Messaggioda DayDreamer » 31/10/2011, 12:05

Che sia compulsivo sono d'accordo, che sia una specie di "piacere", no. Prova a mancare di rispetto al morto quando sei nel capannello di persone intorno a esso, oppure online prova a parlare male di Simoncelli, vedrai le reazioni esagitate e arrabbiate! Queste persone sono tese e interiormente in guardia, tutt'altro che in stato di piacere.

"Una considerazione che avevo letto, dove e quando non so, e non mi era parsa molto campata per aria, parlava di una verifica irresistibile della propria sopravvivenza rispetto all'altro, un prendere atto inebriante che ci conferma di avercela fatta, di essere ancora vivi..."
Sono d'accordo. Ovviamente a me suona come un autoinganno, l'ennesima difesa "sana" (nel senso di comunemente accettata). Infatti le disgrazie altrui non esorcizzano realmente le proprie, nè ti difendono dalla morte come sembra.

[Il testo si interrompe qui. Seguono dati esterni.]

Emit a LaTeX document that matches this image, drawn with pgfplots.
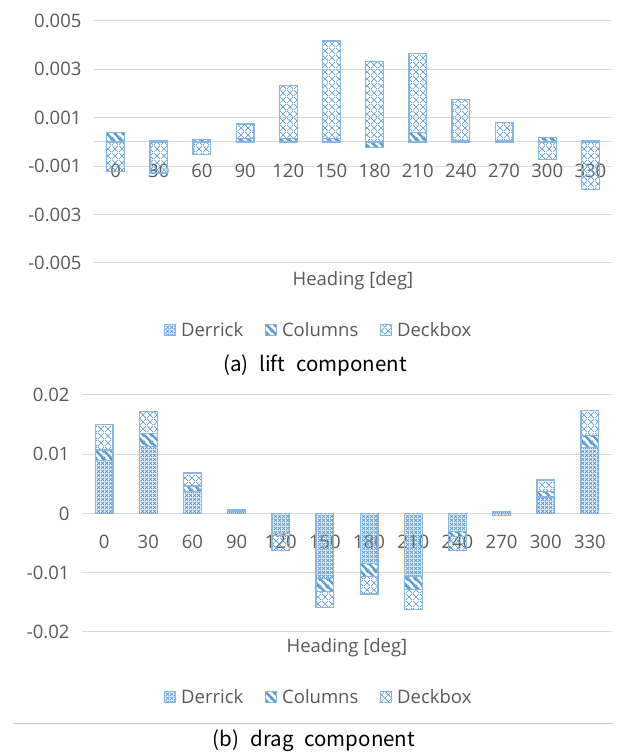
\documentclass[border=0pt]{standalone}
\usepackage{pgfplots}
\pgfplotsset{compat=1.18}
\usepackage{pgfplotstable}
\usepackage{fontspec}
\setmainfont{Open Sans}
\newfontfamily\capfam{Noto Sans CJK KR}
\usetikzlibrary{patterns}
\definecolor{xblue}{HTML}{5B9BD5}
\definecolor{xborder}{HTML}{86B6E4}
\definecolor{xgray}{HTML}{595959}
\definecolor{xgrid}{HTML}{D9D9D9}
\newcommand\tickfont{\fontsize{18.5}{22}\selectfont}
\newcommand\capfont{\capfam\fontsize{20.5}{24}\selectfont}

\pgfdeclarepatternformonly{derrickpat}{\pgfpointorigin}{\pgfpoint{3.6pt}{3.6pt}}{\pgfpoint{3.6pt}{3.6pt}}{
 \pgfsetlinewidth{0.9pt}
 \pgfpathmoveto{\pgfpointorigin}\pgfpathlineto{\pgfpoint{3.6pt}{3.6pt}}
 \pgfpathmoveto{\pgfpoint{0pt}{3.6pt}}\pgfpathlineto{\pgfpoint{3.6pt}{0pt}}
 \pgfusepath{stroke}}
\pgfdeclarepatternformonly{columnspat}{\pgfpointorigin}{\pgfpoint{8pt}{8pt}}{\pgfpoint{8pt}{8pt}}{
 \pgfsetlinewidth{2.6pt}
 \pgfpathmoveto{\pgfpoint{0pt}{8pt}}\pgfpathlineto{\pgfpoint{8pt}{0pt}}
 \pgfpathmoveto{\pgfpoint{-2pt}{2pt}}\pgfpathlineto{\pgfpoint{2pt}{-2pt}}
 \pgfpathmoveto{\pgfpoint{6pt}{10pt}}\pgfpathlineto{\pgfpoint{10pt}{6pt}}
 \pgfusepath{stroke}}
\pgfdeclarepatternformonly{deckpat}{\pgfpointorigin}{\pgfpoint{7pt}{7pt}}{\pgfpoint{7pt}{7pt}}{
 \pgfsetlinewidth{0.75pt}
 \pgfpathmoveto{\pgfpointorigin}\pgfpathlineto{\pgfpoint{7pt}{7pt}}
 \pgfpathmoveto{\pgfpoint{0pt}{7pt}}\pgfpathlineto{\pgfpoint{7pt}{0pt}}
 \pgfusepath{stroke}}

\pgfplotsset{
 sqlegend/.style={legend image code/.code={\draw[##1,line width=0.8pt] (0pt,-5.5pt) rectangle (11pt,5.5pt);}},
 derS/.style={draw=xborder, line width=1.2pt, pattern=derrickpat, pattern color=xblue, sqlegend},
 colS/.style={draw=xborder, line width=1.2pt, pattern=columnspat, pattern color=xblue, sqlegend},
 deckS/.style={draw=xborder, line width=1.2pt, pattern=deckpat, pattern color=xblue, sqlegend},
 baseax/.style={scale only axis, ybar stacked, xmin=-0.5, xmax=11.5,
   scaled y ticks=false, major tick length=0pt},
 mainax/.style={baseax, axis x line*=middle, axis y line*=left,
   x axis line style={draw=xgrid, line width=1pt}, y axis line style={draw=none},
   xtick=\empty, ymajorgrids, grid style={xgrid, line width=1pt},
   tick label style={font=\tickfont, text=xgray},
   yticklabel style={xshift=-9pt},
   xlabel={Heading [deg]},
   label style={font=\tickfont, text=xgray},
   legend columns=3,
   legend cell align=left,
   legend style={draw=none, fill=none, font=\tickfont, text=xgray, anchor=center,
     /tikz/every odd column/.append style={column sep=3pt},
     /tikz/every even column/.append style={column sep=20pt}}},
 negax/.style={baseax, axis x line*=middle, axis y line=none,
   x axis line style={draw=none}, ytick=\empty,
   xtick={0,...,11}, xticklabels={0,30,60,90,120,150,180,210,240,270,300,330},
   xticklabel style={font=\tickfont, text=xgray, yshift=-19pt}},
}

\pgfplotstableread{
x derP colP deckP derN colN deckN
0 0 0.0004 0 0 0 -0.00122
1 0 0.00005 0 0 0 -0.00128
2 0 0.0001 0 0 0 -0.00053
3 0 0.00015 0.00059 0 0 0
4 0 0.00015 0.0022 0 0 0
5 0 0.00015 0.00402 0 0 0
6 0 0 0.00333 0 -0.00023 0
7 0 0.00038 0.00327 0 0 0
8 0 0.00005 0.00172 0 0 0
9 0 0.00005 0.00075 0 0 0
10 0 0.0002 0 0 0 -0.00074
11 0 0.00005 0 0 0 -0.00195
}\lift

\pgfplotstableread{
x derP colP deckP derN colN deckN
0 0.0089 0.0018 0.0043 0 0 0
1 0.01125 0.00226 0.00365 0 0 0
2 0.00365 0.001 0.0022 0 0 0
3 0.0003 0.0001 0.0002 0 0 0
4 0 0 0 -0.0034 -0.0003 -0.0026
5 0 0 0 -0.011 -0.0021 -0.0028
6 0 0 0 -0.0085 -0.0021 -0.003
7 0 0 0 -0.0107 -0.0021 -0.0034
8 0 0 0 -0.0031 -0.0008 -0.0024
9 0.0003 0.0001 0 0 0 -0.0003
10 0.0028 0.00085 0.002 0 0 0
11 0.0111 0.002 0.0043 0 0 0
}\drag

\begin{document}
\begin{tikzpicture}
\useasboundingbox (0,0) rectangle (625pt,754pt);
% ---------- (a) lift ----------
\begin{axis}[mainax, at={(94pt,491pt)}, anchor=south west, width=518pt, height=242pt,
  bar width=17.7pt, ymin=-0.005, ymax=0.005,
  ytick={-0.005,-0.003,-0.001,0.001,0.003,0.005},
  yticklabels={-0.005,-0.003,-0.001,0.001,0.003,0.005},
  xlabel style={at={(axis description cs:0.5,-0.074)}, anchor=center},
  legend style={at={(axis description cs:0.434,-0.277)}}]
\addplot[derS] table[x=x,y=derP]{\lift};
\addplot[colS] table[x=x,y=colP]{\lift};
\addplot[deckS] table[x=x,y=deckP]{\lift};
\legend{Derrick,Columns,Deckbox}
\end{axis}
\begin{axis}[negax, at={(94pt,491pt)}, anchor=south west, width=518pt, height=242pt,
  bar width=17.7pt, ymin=-0.005, ymax=0.005]
\addplot[derS] table[x=x,y=derN]{\lift};
\addplot[colS] table[x=x,y=colN]{\lift};
\addplot[deckS] table[x=x,y=deckN]{\lift};
\end{axis}
% ---------- (b) drag ----------
\begin{axis}[mainax, at={(82pt,122pt)}, anchor=south west, width=530pt, height=237pt,
  bar width=17.7pt, ymin=-0.02, ymax=0.02,
  ytick={-0.02,-0.01,0,0.01,0.02},
  yticklabels={-0.02,-0.01,0,0.01,0.02},
  xlabel style={at={(axis description cs:0.5,-0.068)}, anchor=center},
  legend style={at={(axis description cs:0.447,-0.274)}}]
\addplot[derS] table[x=x,y=derP]{\drag};
\addplot[colS] table[x=x,y=colP]{\drag};
\addplot[deckS] table[x=x,y=deckP]{\drag};
\legend{Derrick,Columns,Deckbox}
\end{axis}
\begin{axis}[negax, at={(82pt,122pt)}, anchor=south west, width=530pt, height=237pt,
  bar width=17.7pt, ymin=-0.02, ymax=0.02, xticklabel style={yshift=1pt}]
\addplot[derS] table[x=x,y=derN]{\drag};
\addplot[colS] table[x=x,y=colN]{\drag};
\addplot[deckS] table[x=x,y=deckN]{\drag};
\end{axis}
\node[font=\capfont, anchor=center] at (315pt,389pt) {(a)\hspace{11pt}lift\hspace{11pt}component};
\draw[color=xgrid!80!gray, line width=1pt] (13pt,30pt) -- (613pt,30pt);
\node[font=\capfont, anchor=center] at (314pt,13pt) {(b)\hspace{11pt}drag\hspace{11pt}component};
\end{tikzpicture}
\end{document}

Un'ultima riflessione: non penso esista la "risposta esatta": possiamo avvicinarci generalizzando, ma poi ognuno a seconda della propria soggettività ha una risposta diversa. La soggettività dipende da tanti fattori, per esempio la cultura: il mondo è pieno di popoli e tribù (che definiamo) arretrati che hanno con la morte un rapporto più armonico del nostro. Noi la morte la nascondiamo negli ospedali, nei cimiteri e negli effetti speciali dei film. In altre culture viene accettata, celebrata anche gioiosamente. In queste culture il fenomeno che tu stai studiando è assente.